I hear with my little ear: Podcasts 17-24 October 2022

Emperors of Rome Going back and continuing on with Julius Caesar with Dr Rhiannon Evans (Lecture in Mediterranean Studies, La Trobe University and host Matt Smith. Episode V Caesar and Civil War has lots of parallels with current day (not that they make them- I do). Julius Caesar (hereafter JC) had enemies in the Senate but they couldn’t charge him if he was still Consul or Pro Consul (shades of Trump?). The crossing of the Rubicon with his troops (it was not allowed to bring your army with you) shows the transference of loyalty from the Roman Empire to the individual instead. The triumvirate was no longer operational: Crassus had died, and Pompey (by now JC’s rival and enemy) was killed by the Ptolomys in Egypt. Cleopatra was installed. Dr Evans questions the romance of Cleopatra’s relationship with Caesar, given the view of marriage as a form of alliance at the time. JC had made himself dictator for 10 years and then for life- so many rules and norms were being broken by that time (shades of Xi Jinping?) Episode VI The Death of Caesar JC remained popular with the people but he had enemies in the Senate- not the majority of the Senate but enough- who resented him taking on the trappings of monarchy lie a throne, a diadem, wearing purple etc. He had been merciful to his enemies, which was a mistake. The assassination happened on the Ides of March because he was going to leave with his armies the next day. His assassins had to flee, and his bloodied toga was displayed on a statue outside the Senate. Episode VII The Legacy of Caesar. For someone who didn’t rule for long, he had a big impact. Augustus claimed lineage from him (he was actually JC’s great-nephew); JC had embarked on a big building program; and he went on to be embraced by many dictators, including Mussolini. Jumping ahead a bit then to Episode LX Cleopatra, recorded live at the Wheeler Centre on 22 November 2016. Cleopatra was from the Ptolomy family from Greece, which kept itself apart from the Egyptians and intermarried within itself. However, unlike the rest of her family, Cleopatra actually learned the Egyptian language and championed herself as the Queen of Egyptians the people, as well as the territory. She was intelligent, and not necessarily beautiful. I’m rather ashamed to admit that I knew so little about this that I thought she was having it off with Caesar and Anthony at the same time, but Caesar was long dead by now.

New Books Network. You should thank me because I listened to this podcast so that you don’t have to. The Small Matter of Suing Chevron was of course not a small matter at all and in this podcast the author of the book of the same name, Suzana Sawyer talks about the case, which ended up taking up 200,000 pages and running for decades.
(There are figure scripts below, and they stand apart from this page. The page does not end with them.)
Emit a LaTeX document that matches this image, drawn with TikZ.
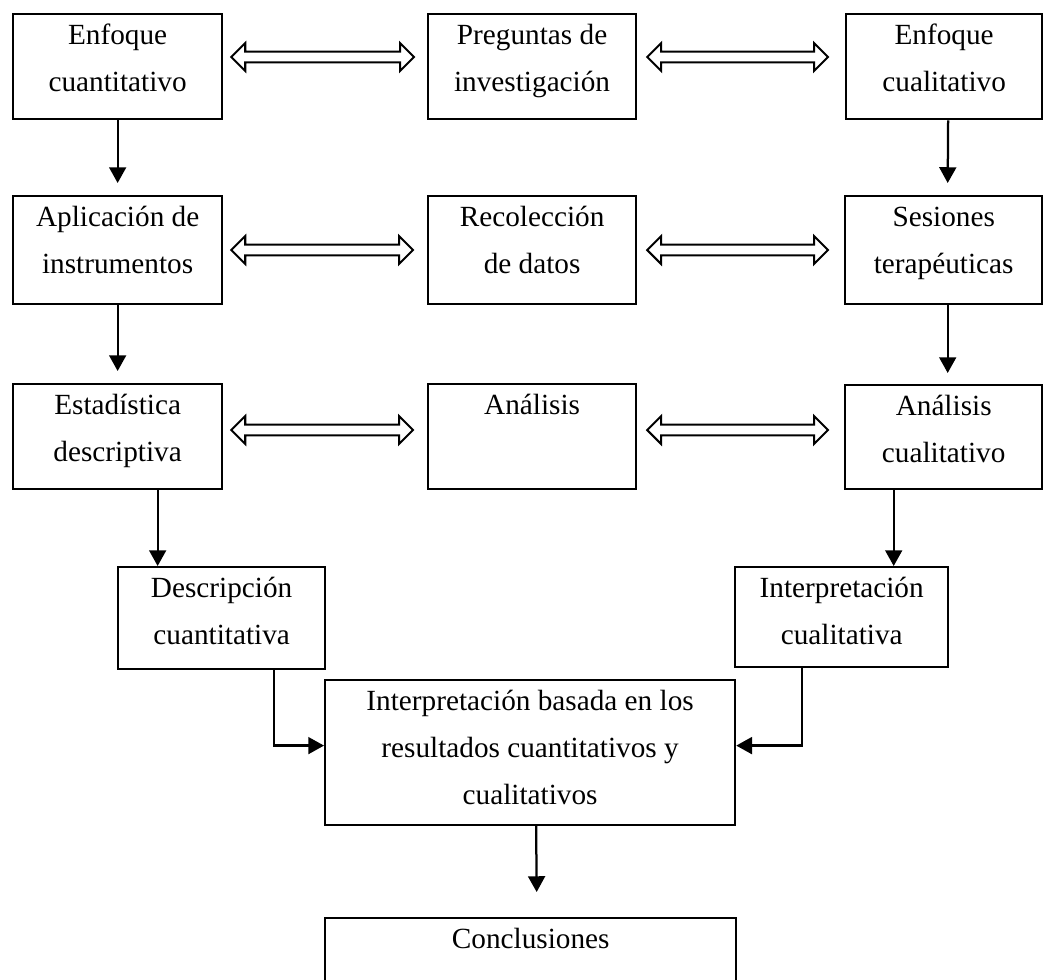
\documentclass[tikz,border=0pt]{standalone}
\usepackage{fontspec}
\setmainfont{Liberation Serif}
\usetikzlibrary{arrows.meta,calc}
\newcommand{\stagetext}[3]{\parbox[c][#2][t]{#1}{\centering\rule{0pt}{13.3pt}#3}}
% hollow double arrow between two points
\newcommand{\twoway}[2]{%
  \draw[twowayline] let \p1=(#1), \p2=(#2) in
    (\x1,\y1) -- (\x1+6.2pt,\y1+6.2pt) -- (\x1+6.2pt,\y1+2.4pt)
    -- (\x2-6.2pt,\y2+2.4pt) -- (\x2-6.2pt,\y2+6.2pt) -- (\x2,\y2)
    -- (\x2-6.2pt,\y2-6.2pt) -- (\x2-6.2pt,\y2-2.4pt)
    -- (\x1+6.2pt,\y1-2.4pt) -- (\x1+6.2pt,\y1-6.2pt) -- cycle;}
\tikzset{
stage/.style={
  draw,
  line width=1pt,
  inner sep=0pt,
  anchor=north west,
  font=\fontsize{13pt}{21pt}\selectfont
},
flow/.style={line width=1pt, -{Triangle[length=7pt,width=7.5pt]}},
twowayline/.style={line width=0.9pt, line join=miter},
}

\begin{document}
\begin{tikzpicture}[x=0.4444pt, y=-0.4444pt]
\path[use as bounding box, clip] (0,0) rectangle (1043,979);
% the boxes
\node[stage] (cuant) at (12,13) {\stagetext{92.9pt}{46.7pt}{Enfoque\\cuantitativo}};
\node[stage] (preg) at (427,13) {\stagetext{92.4pt}{46.7pt}{Preguntas de\\investigación}};
\node[stage] (cual) at (845,13) {\stagetext{87.1pt}{46.7pt}{Enfoque\\cualitativo}};
\node[stage] (apl) at (12,195) {\stagetext{92.9pt}{48pt}{Aplicación de\\instrumentos}};
\node[stage] (rec) at (427,195) {\stagetext{92.4pt}{48pt}{Recolección\\de datos}};
\node[stage] (ses) at (844,195) {\stagetext{87.6pt}{48pt}{Sesiones\\terapéuticas}};
\node[stage] (est) at (12,383) {\stagetext{92.9pt}{46.7pt}{Estadística\\descriptiva}};
\node[stage] (ana) at (427,383) {\stagetext{92.4pt}{46.7pt}{Análisis}};
\node[stage] (anacual) at (844,384) {\stagetext{87.6pt}{46.2pt}{Análisis\\cualitativo}};
\node[stage] (desc) at (117,566) {\stagetext{92pt}{45.3pt}{Descripción\\cuantitativa}};
\node[stage] (intcual) at (734,566) {\stagetext{94.7pt}{44.4pt}{Interpretación\\cualitativa}};
\node[stage] (interp) at (324,679) {\stagetext{182.2pt}{64.4pt}{Interpretación basada en los\\resultados cuantitativos y\\cualitativos}};
\node[stage] (concl) at (324,917) {\stagetext{182.7pt}{46.7pt}{Conclusiones}};
% the double arrows
\twoway{[shift={(8,44)}]cuant.north east}{[shift={(-13,44)}]preg.north west}
\twoway{[shift={(10,44)}]preg.north east}{[shift={(-17,44)}]cual.north west}
\twoway{[shift={(8,55)}]apl.north east}{[shift={(-14,55)}]rec.north west}
\twoway{[shift={(10,55)}]rec.north east}{[shift={(-16,55)}]ses.north west}
\twoway{[shift={(8,47)}]est.north east}{[shift={(-14,47)}]ana.north west}
\twoway{[shift={(10,47)}]ana.north east}{[shift={(-16,46)}]anacual.north west}
% the arrows
\draw[flow] (cuant.south) -- ([shift={(0,-12)}]apl.north);
\draw[flow] ([shift={(4,0)}]cual.south) -- ([shift={(4,-12)}]ses.north);
\draw[flow] (apl.south) -- ([shift={(0,-12)}]est.north);
\draw[flow] ([shift={(4,0)}]ses.south) -- ([shift={(4,-11)}]anacual.north);
\draw[flow] ([shift={(40,0)}]est.south) -- ([shift={(40,0)}]est.south |- desc.north);
\draw[flow] ([shift={(-50,0)}]anacual.south) -- ([shift={(-50,0)}]anacual.south |- intcual.north);
\draw[flow] ([shift={(52,0)}]desc.south) |- ([shift={(0,-7)}]interp.west);
\draw[flow] ([shift={(-40,0)}]intcual.south) |- ([shift={(0,-7)}]interp.east);
\draw[flow] ([shift={(6,0)}]interp.south) -- ([shift={(6,-25)}]concl.north);
\end{tikzpicture}
\end{document}
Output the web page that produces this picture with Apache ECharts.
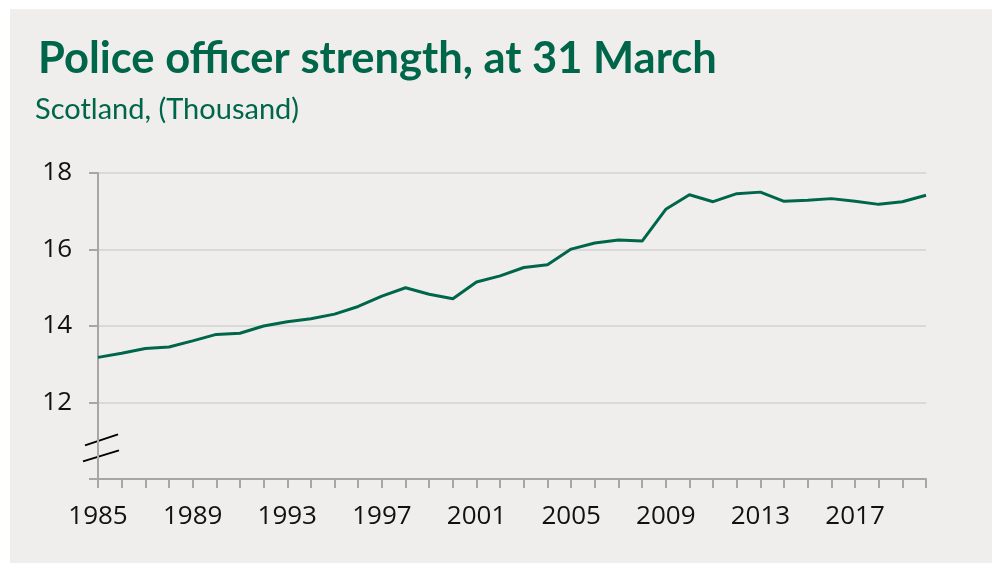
<!DOCTYPE html>
<html>
<head>
<meta charset="utf-8">
<script src="https://cdn.jsdelivr.net/npm/echarts@6/dist/echarts.min.js"></script>
<style>
  html, body { margin: 0; padding: 0; background: #ffffff; }
  #chart { position: absolute; left: 10px; top: 9px; width: 982px; height: 554px; background: #EFEEED; }
</style>
</head>
<body>
<div id="chart"></div>
<script>
// ---- data (thousand officers, at 31 March) ----
const years = [
  "1985","1986","1987","1988","1989","1990","1991","1992","1993","1994",
  "1995","1996","1997","1998","1999","2000","2001","2002","2003","2004",
  "2005","2006","2007","2008","2009","2010","2011","2012","2013","2014",
  "2015","2016","2017","2018","2019","2020"
];
const officers = [
  13.18, 13.29, 13.41, 13.45, 13.61, 13.78, 13.81, 14.00, 14.11, 14.19,
  14.31, 14.51, 14.78, 15.00, 14.83, 14.71, 15.15, 15.31, 15.53, 15.60,
  16.01, 16.17, 16.25, 16.22, 17.05, 17.43, 17.25, 17.46, 17.50, 17.26,
  17.29, 17.33, 17.26, 17.18, 17.25, 17.42
];
const yTicks = { min: 10, max: 18, step: 2 };

const GREEN = "#00664A";
const BG = "#EFEEED";
const AXIS = "#A6A6A6";

const chart = echarts.init(document.getElementById("chart"), null, { renderer: "canvas" });

chart.setOption({
  backgroundColor: BG,
  animation: false,
  title: [
    { text: "Police officer strength, at 31 March", left: 28, top: 28, padding: 0,
      textStyle: { fontFamily: "Lato", fontWeight: "bold", fontSize: 43.5, color: GREEN } },
    { text: "Scotland, (Thousand)", left: 25, top: 86, padding: 0,
      textStyle: { fontFamily: "Lato", fontWeight: "normal", fontSize: 29, color: GREEN } },
  ],
  grid: { left: 88, right: 66, top: 164, bottom: 84, containLabel: false },
  xAxis: {
    type: "category", data: years, boundaryGap: false,
    axisLine: { lineStyle: { color: AXIS, width: 2 } },
    axisTick: { show: true, interval: 0, length: 9, lineStyle: { color: AXIS, width: 2 } },
    axisLabel: { interval: 3, margin: 25, fontFamily: "Open Sans", fontSize: 26, color: "#111" },
    splitLine: { show: false },
  },
  yAxis: {
    type: "value", min: yTicks.min, max: yTicks.max, interval: yTicks.step,
    axisLine: { show: true, lineStyle: { color: AXIS, width: 2 } },
    axisTick: { show: true, length: 9, lineStyle: { color: AXIS, width: 2 } },
    axisLabel: { margin: 26, fontFamily: "Open Sans", fontSize: 26, color: "#111",
      formatter: v => (v === yTicks.min ? "" : String(v)) },
    splitLine: { lineStyle: { color: "#D9D9D9", width: 2 } },
  },
  series: [{
    type: "line", data: officers, showSymbol: false, smooth: false,
    lineStyle: { color: GREEN, width: 3 }, itemStyle: { color: GREEN },
  }],
});

// axis break marks on the y axis, placed between the hidden 10 and 12
const [bx, by] = chart.convertToPixel({ gridIndex: 0 }, [0, 10.8]);
chart.setOption({
  graphic: [
    { type: "polygon", shape: { points: [[bx - 13, by - 3], [bx + 20, by - 14], [bx + 21, by + 2], [bx - 15, by + 13]] },
      style: { fill: BG } },
    { type: "line", shape: { x1: bx - 13, y1: by - 3, x2: bx + 20, y2: by - 14 }, style: { stroke: "#000", lineWidth: 2 } },
    { type: "line", shape: { x1: bx - 15, y1: by + 13, x2: bx + 21, y2: by + 2 }, style: { stroke: "#000", lineWidth: 2 } },
  ],
});
</script>
</body>
</html>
Texaco, later taken over by Chevron, had been drilling for oil between 1964 and 1992 close to the Amazon. It was a very contaminating activity, and they left behind more than 300 wells and pits to bury the waste products from the extraction process. An Ecuadorian court ruled in 2011 that Chevron was liable for $9 billion, mainly for remediation but 2 weeks before the ruling was handed down, Chevron commenced a case in a New York court. Armed with 2000 lawyers, Chevron had the case overturned, arguing that the Republic of Ecuador had already signed off on the remediation process with Texaco and therefore the findings were overturned. It ended up in a court at The Hague determined that the Ecuadorian judgment had been procured through fraud and was unenforceable. Sawyer is an anthropologist, not a lawyer and not a historian, and she had worked with indigenous groups in the Amazon prior to the launching of the case. She talks in rather convoluted ways about finding a grammar based on chemistry to talk about the legal process, which is in itself very complicated. But chemical/scientific concepts like “valences” and “exposure orbitals” are not particularly useful in talking about legal argument and this was a very hesitant, disjointed and abstruse podcast. I would have given up but I was already too far in.

99% Invisible Vuvuzela Remember the South African world cup and that dreadful vuvuzela? Tuned at Bflat, it can play only one note, and has since been banned by FIFA (thank God). The origins of the vuvuzela are murky, but it seems that it was invented by a man called Saddam Maake, who used a bicycle horn at first, and then modified it. But somehow or other the ownership got tied up with a plastics manufacturer, who also claims to be the inventor. Soccer is very popular in South Africa, and during the apartheid years, it was the only way that activists could meet together without being arrested because – hey, they were just watching the football. Although 99% is an American podcast, this episode is presented by James Parkinson, with a lovely familiar Australian accent

In Our Time (BBC) I hadn’t heard of Berthe Morisot, but she was one of the French Impressionist painters who has been overlooked in the 20th century. She was born into a wealthy family, had the support of her mother to become an artist at a time when women required chaperones to sketch at the Louvre and were not encouraged to undertake formal training. She married Eugene Manet (Edouard Manet’s brother) and she had extensive networks within the artistic world. She exhibited six times at the Salon de Paris, and in eight Impressionist exhibitions alongside Cezanne, Degas, Monet, Pissarro and Renoir. She painted in plein-air, but she also painted family interiors, often featuring her sister Edma (who was also a gifted artist until she married) and her daughter Julie. I was fascinated by her painting of Edma who was heavily pregnant (and looking rather fed up with the whole thing). I’d never heard of her- check out her paintings. This episode Berthe Morisot features Tamar Garb (Professor of History of Art at University College London) Lois Oliver (Curator at the Royal Academy and Adjunct Professor of Art History at the American University of Notre Dame London) and Claire Moran (Reader in French at Queen’s University Belfast) and an increasingly-decrepit-sounding Melvyn Bragg. I just looked him up- he is 83 and sounds every bit of it.

All in the Mind (ABC) I seem to be listening to a few podcasts about the ethics of experiments recently, and here’s another one, part of All in the Mind’s series on Unethical Experiments. Childhood attachment, animal rights and the ‘pit of despair’ looks at the experiments conducted by eminent psychologist Harry Harlow at a time when animals were not considered to have feelings or emotions at all. I remember pictures of ‘cloth mother’ and ‘metal mother’ and baby chimps from first year Psych. Ironically, it was the resistance to the type of experiments that Harlow conducted that spurred the animal rights movement.